Tarihi olaylara dar bir açıdan bakmak olayların nedenlerini ele almadan anlatıma gitmek yanılgılara yol açabilir. Olgular kendi koşulları kendi gerçekleri ve çevreleri içinde ele alınmalıdırlar. Esasen tarih hakkında "Doğru bir yargı"da bulunmak bu yoldan mümkün olabilir.
Tarihi bir olaylar yığını olgular zinciri kabul edersek yöntemimiz olaylara yaklaşmak hatta onların içine girmek olacaktır. Ünlü bir tarihçinin tanımına göre;"özündeki güç ile ölümsüzleşen toplumların birbirleriyle iyi veya kötü olan ilişkileri "tarihin dokusunu meydana getirirler. Geçmişte meydana gelmiş, birbirine bağlı olarak uzayıp gitmiş"olaylar ve olgular zinciri”ne bugünkü toplumlarda bağlıdırlar. Biz o zincirden, o geçmişten kopuk değiliz ki. Bu nedenle tarihe" Bütüncü Görüş'le eğilmek kesitlerin daha iyi anlaşılmasını mümkün kılar böylece ünlü İngiliz tarihçisi Prof. Toynbee'nin endişesi önlenmiş olur. Toynbee, tarihe maddeci bir açıdan bakmayı sakıncalı bulur ve 'tarihin bütününden suni bir şekilde ayrılmış bir parçasının" ele alınmasına karşıdır. Ancak büyük toplumların karşılıklı ilişkilerinden doğmuş olayların kendi çevreleri, kendi koşulları içinde ele alarak anlatmakta hiçbir sakınca yoktur.
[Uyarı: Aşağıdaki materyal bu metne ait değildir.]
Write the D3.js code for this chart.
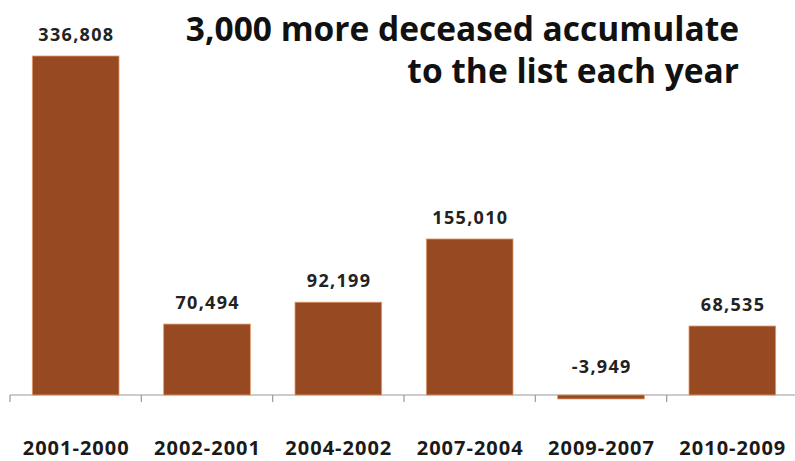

Tarih halkların eseridir. Türk halkının tarihi onun eseridir. Bu tarihin bir ulusal, bir de evrensel yönü ve niteliği vardır. Yönetici kadroların dünya görüşleri, kültürleri, mizaçları, halka bakış açıları, halkı silkeleyen, sarsan sosyal ve siyasal olaylar, ekonomik gerçekler tarihin oluşumunda etkili öğelerdir. Ama bütün bunlar bir halkı tarih yapma yeteneğini ortadan kaldıramaz. Çünkü halkın tarihini ölümsüz ve sonsuz kılan halkın özüneki ateştir. Toplumlar özlerindeki bu ateşle, dünyayı yaşamak kıvancıyla ulusal hedeflerini gerçekleştirirler.
"TÜRK ULUSUNUN HEDEFLERİ"
Prof.F. Köprülü,1959 yılında Amerikan Harward Üniversitesinde verdiği bir konferansında Türk Ulusunun Hedeflerini şöyle ortaya koymuştur."Türk ulusunun, ulusal bağımsızlığını koruma hususunda gösterdiği büyük ilgi ve bu hususta gösterdiği büyük ilgi ve hususta katlanmaktan asla çekinmediği mal ve can fedakarlığı…" Gerçekten ulusumuz değişen, gelişen dünya koşullarına uymaka büyük başarı göstermiştir. Tarihimizin derinliği içinde kalan olaylar da gösteriyor ki (saptırılmadığı yanıltılmadığı zamanlar) dünya gidişinin dışında, dünya gerçeklerine yabancı kalmamıştır. Ulusumuzun doğaya, kara toprağa hayata bağlılığı en kötü koşulları iyiye çevirme yeteneği bunu kanıtlar. Ancak ne varki ulusumuz kötü yönetildiği zamanlarda komşu uluslardan geri kalmış değişim, gelişim çizgisi dışında hakkı olmayan bir hayatı yaşamaya mecbur kalmıştır.
Bir uslun dünya politikasını yöneticilerin kültür ve felsefeleri, bölge ve dünya jeopolitiğini anlayabilme ve buna göre "durum alma" özellikleri belirler. Fakat buna devletin kuruluşu, gelişmesiyle oluşturduğu felsefeyi, sosyal ve ekonomik ilkeleri de dahil etmek, bunların içeriğinde kalan gerçekleri bilmek gerekir.